Apparently, there is a sort of chain of causality like this:
tree --> light --> eye --> ... --> [X factor] --> experience of a tree,
and another chain of causality like this:
[something that is not a tree] --> [X factor] --> experience of a tree.
The experience of a tree is something that is somehow constructed by the [X factor], not by the tree itself. One could assume that there are two entirely different mechanisms, one that transfers the image of a tree into mind and another that constructs the image of a tree, but there doesn't seem to be a good reason to assume this.
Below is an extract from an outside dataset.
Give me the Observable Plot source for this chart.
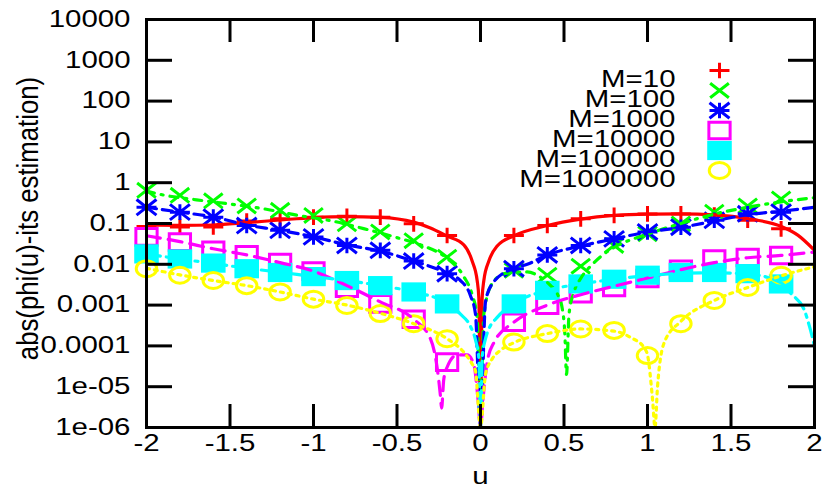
<!DOCTYPE html>
<html><head><meta charset="utf-8">
<script src="https://cdn.jsdelivr.net/npm/d3@7"></script>
<script src="https://cdn.jsdelivr.net/npm/@observablehq/plot@0.6"></script>
<style>body{margin:0;background:#fff}</style>
</head><body><div id="chart"></div>
<script>
// ---------- data ----------
const seriesLabels = ["M=10", "M=100", "M=1000", "M=10000", "M=100000", "M=1000000"];
const seriesColors = ["#ff0000", "#00ff00", "#0000ff", "#ff00ff", "#00ffff", "#ffff00"];

const uPoints = [-2, -1.8, -1.6, -1.4, -1.2, -1, -0.8, -0.6, -0.4, -0.2, 0.2, 0.4, 0.6, 0.8, 1, 1.2, 1.4, 1.6, 1.8];
const pointsM10 = [0.085, 0.082, 0.082, 0.115, 0.13, 0.143, 0.15, 0.143, 0.098, 0.051, 0.051, 0.089, 0.13, 0.158, 0.172, 0.172, 0.16, 0.12, 0.074];
const pointsM100 = [0.65, 0.49, 0.36, 0.27, 0.21, 0.158, 0.098, 0.062, 0.038, 0.015, 0.0071, 0.0054, 0.009, 0.029, 0.056, 0.098, 0.19, 0.27, 0.40];
const pointsM1000 = [0.25, 0.19, 0.143, 0.089, 0.068, 0.047, 0.029, 0.022, 0.012, 0.0059, 0.0078, 0.017, 0.029, 0.042, 0.062, 0.081, 0.12, 0.173, 0.19];
const pointsM10000 = [0.047, 0.035, 0.022, 0.017, 0.011, 0.0068, 0.0026, 0.00107, 0.00045, 0.00004, 0.00038, 0.001, 0.0019, 0.0027, 0.0045, 0.0075, 0.0135, 0.0147, 0.0165];
const pointsM100000 = [0.018, 0.0135, 0.0107, 0.0078, 0.0063, 0.005, 0.004, 0.003, 0.0021, 0.00107, 0.00107, 0.0023, 0.0033, 0.0043, 0.0054, 0.0063, 0.0063, 0.0059, 0.0033];
const pointsM1000000 = [0.0078, 0.0054, 0.004, 0.003, 0.0021, 0.0014, 0.00098, 0.00062, 0.00035, 0.00015, 0.000124, 0.0002, 0.00026, 0.00024, 0.000058, 0.00035, 0.0013, 0.0027, 0.0054];

const curveM10 = [[-2,0.092],[-1.8,0.09],[-1.6,0.092],[-1.4,0.105],[-1.2,0.122],[-1,0.14],[-0.8,0.148],[-0.6,0.142],[-0.4,0.108],[-0.3,0.078],[-0.2,0.049],[-0.1,0.03],[-0.05,0.012],[-0.02,0.004],[-0.01,0.0015],[0,1e-6],[0.01,0.0015],[0.02,0.004],[0.05,0.012],[0.1,0.028],[0.2,0.05],[0.4,0.089],[0.6,0.128],[0.8,0.158],[1,0.17],[1.2,0.172],[1.4,0.162],[1.6,0.132],[1.8,0.085],[1.9,0.052],[2,0.022]];
const curveM100 = [[-2,0.62],[-1.9,0.5],[-1.7,0.38],[-1.5,0.3],[-1.3,0.23],[-1.1,0.16],[-0.9,0.118],[-0.7,0.075],[-0.5,0.045],[-0.35,0.029],[-0.2,0.014],[-0.1,0.005],[-0.05,0.0018],[-0.02,0.0005],[0,1e-6],[0.02,0.0006],[0.07,0.0034],[0.15,0.006],[0.28,0.0065],[0.36,0.0048],[0.42,0.003],[0.46,0.0019],[0.49,0.0008],[0.505,0.0002],[0.515,2e-5],[0.53,0.0006],[0.56,0.0021],[0.6,0.0045],[0.67,0.01],[0.74,0.018],[0.8,0.026],[1,0.055],[1.2,0.1],[1.4,0.17],[1.6,0.25],[1.8,0.34],[2,0.43]];
const curveM1000 = [[-2,0.25],[-1.8,0.19],[-1.6,0.145],[-1.4,0.092],[-1.2,0.068],[-1,0.047],[-0.8,0.03],[-0.6,0.021],[-0.4,0.012],[-0.2,0.006],[-0.12,0.004],[-0.06,0.0017],[-0.03,0.0006],[0,1e-6],[0.03,0.0012],[0.07,0.0033],[0.2,0.008],[0.28,0.01],[0.4,0.017],[0.6,0.028],[0.8,0.042],[1,0.062],[1.2,0.08],[1.4,0.115],[1.6,0.165],[1.8,0.2],[2,0.25]];
const curveM10000 = [[-2,0.05],[-1.8,0.036],[-1.6,0.024],[-1.4,0.017],[-1.2,0.011],[-1,0.0068],[-0.8,0.003],[-0.6,0.0012],[-0.4,0.00045],[-0.3,0.00015],[-0.26,3e-5],[-0.24,6e-6],[-0.233,3e-6],[-0.22,1.5e-5],[-0.2,3e-5],[-0.14,6e-5],[-0.08,6e-5],[-0.04,3.5e-5],[-0.015,5e-6],[0,1e-6],[0.015,5e-6],[0.04,4e-5],[0.08,0.00012],[0.2,0.00038],[0.4,0.001],[0.6,0.0018],[0.8,0.0029],[1,0.0046],[1.2,0.0074],[1.4,0.011],[1.6,0.0145],[1.8,0.0165],[2,0.02]];
const curveM100000 = [[-2,0.018],[-1.8,0.0135],[-1.6,0.0105],[-1.4,0.008],[-1.2,0.0064],[-1,0.005],[-0.8,0.004],[-0.6,0.003],[-0.4,0.0021],[-0.2,0.0011],[-0.12,0.0006],[-0.06,0.0003],[-0.03,0.00014],[-0.01,5e-5],[0,1e-6],[0.01,5e-5],[0.03,0.00015],[0.05,0.00026],[0.1,0.0005],[0.2,0.0011],[0.4,0.0023],[0.6,0.0033],[0.8,0.0043],[1,0.0053],[1.2,0.006],[1.4,0.0062],[1.6,0.0058],[1.8,0.0035],[1.86,0.0019],[1.94,0.00074],[1.97,0.0003],[2,0.0001]];
const curveM1000000 = [[-2,0.008],[-1.8,0.0055],[-1.6,0.004],[-1.4,0.003],[-1.2,0.0021],[-1,0.0014],[-0.8,0.001],[-0.6,0.00063],[-0.4,0.00035],[-0.2,0.00015],[-0.1,7e-5],[-0.05,3.6e-5],[-0.03,2.4e-5],[0,1e-6],[0.03,2e-5],[0.07,4.8e-5],[0.12,7.8e-5],[0.2,0.00012],[0.4,0.0002],[0.6,0.00026],[0.8,0.00023],[0.9,0.00016],[0.98,9e-5],[1,6e-5],[1.03,5e-6],[1.045,1e-6],[1.06,1e-5],[1.1,0.00012],[1.2,0.0004],[1.4,0.0013],[1.6,0.0027],[1.8,0.0052],[2,0.0087]];

const yTicks = [1e4, 1e3, 100, 10, 1, 0.1, 0.01, 1e-3, 1e-4, 1e-5, 1e-6];
const yTickLabels = ["10000", "1000", "100", "10", "1", "0.1", "0.01", "0.001", "0.0001", "1e-05", "1e-06"];
const xTicks = [-2, -1.5, -1, -0.5, 0, 0.5, 1, 1.5, 2];
const xTickLabels = ["-2", "-1.5", "-1", "-0.5", "0", "0.5", "1", "1.5", "2"];
const xLabel = "u";
const yLabel = "abs(phi(u)-its estimation)";

// ---------- styling ----------
const SX = 1.28; // horizontal stretch of the original picture
const W = 830, H = 498, mL = 146, mR = 16, mT = 19, mB = 71;
const plotW = W - mL - mR, plotH = H - mT - mB;

function ell(c, rx, ry) {
  const k = 0.5523;
  c.moveTo(rx, 0);
  c.bezierCurveTo(rx, ry * k, rx * k, ry, 0, ry);
  c.bezierCurveTo(-rx * k, ry, -rx, ry * k, -rx, 0);
  c.bezierCurveTo(-rx, -ry * k, -rx * k, -ry, 0, -ry);
  c.bezierCurveTo(rx * k, -ry, rx, -ry * k, rx, 0);
  c.closePath();
}
const rad = s => Math.sqrt(s / Math.PI);
const symPlus = {draw(c, s) { const r = rad(s); c.moveTo(-r*SX, 0); c.lineTo(r*SX, 0); c.moveTo(0, -r); c.lineTo(0, r); }};
const symTimes = {draw(c, s) { const r = rad(s); c.moveTo(-r*SX, -r); c.lineTo(r*SX, r); c.moveTo(-r*SX, r); c.lineTo(r*SX, -r); }};
const symStar = {draw(c, s) { const r = rad(s); c.moveTo(-r*SX, 0); c.lineTo(r*SX, 0); c.moveTo(0, -r); c.lineTo(0, r);
  c.moveTo(-r*SX, -r); c.lineTo(r*SX, r); c.moveTo(-r*SX, r); c.lineTo(r*SX, -r); }};
const symSquare = {draw(c, s) { const r = rad(s); c.rect(-r*SX, -r, 2*r*SX, 2*r); }};
const symCircle = {draw(c, s) { const r = rad(s); ell(c, r*SX, r); }};

const pointSets = [pointsM10, pointsM100, pointsM1000, pointsM10000, pointsM100000, pointsM1000000];
const curves = [curveM10, curveM100, curveM1000, curveM10000, curveM100000, curveM1000000];
const markerStyle = [
  {symbol: symPlus, r: 7.8, fill: "none", strokeWidth: 3},
  {symbol: symTimes, r: 7.3, fill: "none", strokeWidth: 3},
  {symbol: symStar, r: 7.8, fill: "none", strokeWidth: 3},
  {symbol: symSquare, r: 8.3, fill: "none", strokeWidth: 3},
  {symbol: symSquare, r: 9.6, fill: "fill", strokeWidth: 0},
  {symbol: symCircle, r: 8, fill: "none", strokeWidth: 3}
];
const dashes = [null, "8,7,2,7", "10,6", "14,8", "14,6,3,6", "3,5"];

const marks = [];
// points
pointSets.forEach((vals, k) => {
  const st = markerStyle[k];
  marks.push(Plot.dot(uPoints.map((u, i) => ({u, v: vals[i]})), {
    x: "u", y: "v", symbol: st.symbol, r: st.r,
    stroke: st.fill === "fill" ? "none" : seriesColors[k],
    fill: st.fill === "fill" ? seriesColors[k] : "none",
    strokeWidth: st.strokeWidth
  }));
});
// curves
curves.forEach((cv, k) => {
  marks.push(Plot.line(cv, {
    x: d => d[0], y: d => d[1], stroke: seriesColors[k], strokeWidth: 3.2,
    strokeDasharray: dashes[k], curve: "monotone-x", clip: true
  }));
});
// frame + inward ticks (left, right, bottom, top)
marks.push(Plot.frame({stroke: "black", strokeWidth: 3}));
marks.push(Plot.tickY(yTicks, {y: d => d, insetRight: plotW - 26, stroke: "black", strokeWidth: 3}));
marks.push(Plot.tickY(yTicks, {y: d => d, insetLeft: plotW - 26, stroke: "black", strokeWidth: 3}));
marks.push(Plot.tickX(xTicks, {x: d => d, insetTop: plotH - 23, stroke: "black", strokeWidth: 3}));
marks.push(Plot.tickX(xTicks, {x: d => d, insetBottom: plotH - 23, stroke: "black", strokeWidth: 3}));
// tick labels
marks.push(Plot.text(yTicks, {y: d => d, text: (d, i) => yTickLabels[i], frameAnchor: "left", textAnchor: "end", dx: -16, fill: "black"}));
marks.push(Plot.text(xTicks, {x: d => d, text: (d, i) => xTickLabels[i], frameAnchor: "bottom", dy: 23, fill: "black"}));
// axis titles
marks.push(Plot.text([xLabel], {text: d => d, frameAnchor: "bottom", dy: 56, fill: "black"}));
marks.push(Plot.text([yLabel], {text: d => d, frameAnchor: "left", textAnchor: "middle", rotate: -90, dx: -118, dy: -5, fill: "black"}));
// legend
seriesLabels.forEach((lab, k) => {
  const st = markerStyle[k];
  marks.push(Plot.text([lab], {text: d => d, frameAnchor: "top-right", textAnchor: "end", dx: -139, dy: 51 + 20 * k, fill: "black"}));
  marks.push(Plot.dot([lab], {frameAnchor: "top-right", dx: -95, dy: 51 + 20 * k, symbol: st.symbol, r: st.r,
    stroke: st.fill === "fill" ? "none" : seriesColors[k],
    fill: st.fill === "fill" ? seriesColors[k] : "none",
    strokeWidth: st.strokeWidth}));
});

const svg = Plot.plot({
  width: W, height: H,
  marginLeft: mL, marginRight: mR, marginTop: mT, marginBottom: mB,
  x: {domain: [-2, 2], axis: null},
  y: {type: "log", domain: [1e-6, 1e4], axis: null},
  style: {fontFamily: "'Liberation Sans', Arial, sans-serif", fontSize: "23px", background: "white", color: "black"},
  marks
});

// the original picture is stretched horizontally: stretch text the same way
svg.querySelectorAll("text").forEach(t => {
  const tr = t.getAttribute("transform") || "";
  if (/rotate/.test(tr)) t.setAttribute("transform", tr + " scale(1.12," + SX + ")");
  else t.setAttribute("transform", tr + " scale(" + SX + ",1)");
});
document.getElementById("chart").appendChild(svg);
</script></body></html>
So, if the experience of the tree is something that is manufactured in the brain (or the mind) by [X factor], then we have a real problem: what reason is there to think that the tree is anything at all like the way we experience it? In other words, the image of the tree that I have in my mind is a useful way to interact with the world, but what reason do I have to think that the noumenal tree is anything at all like the phenomenal tree? If I am a brain in a vat, the noumenal tree might just be a data structure in a computer program. If I am dreaming, the tree may be a bit of undigested beef, a blot of mustard, a crumb of cheese, a fragment of an underdone potato (in the words of Ebeneezer Scrooge). Physics even backs this up. According to physics, the tree is really just a swarm of subatomic particles that our brain presents to us as a complete unified tree.
So, the answer is, no, the brain-in-a-vat scenario does not shift the burden of proof, because the point is not to prove that we are (or might be) brains in a vat; it is just a thought experiment intended to show that we have no reason to think that the noumenal world is really what it appears to be. An idealist would say that there is no noumenal world at all; there are only the experiences. A Kantian would say that although the noumenal world may exist, we can't know anything about it through perception; we can only know about the phenomenal world.
I should note that there are a few writers who are trying to prove that the universe is a simulation, but these are mostly physicists and computer scientists, not philosophers, and they claim to have evidence beyond the brain-in-a-vat scenario, but as far as I know, almost no one takes them seriously.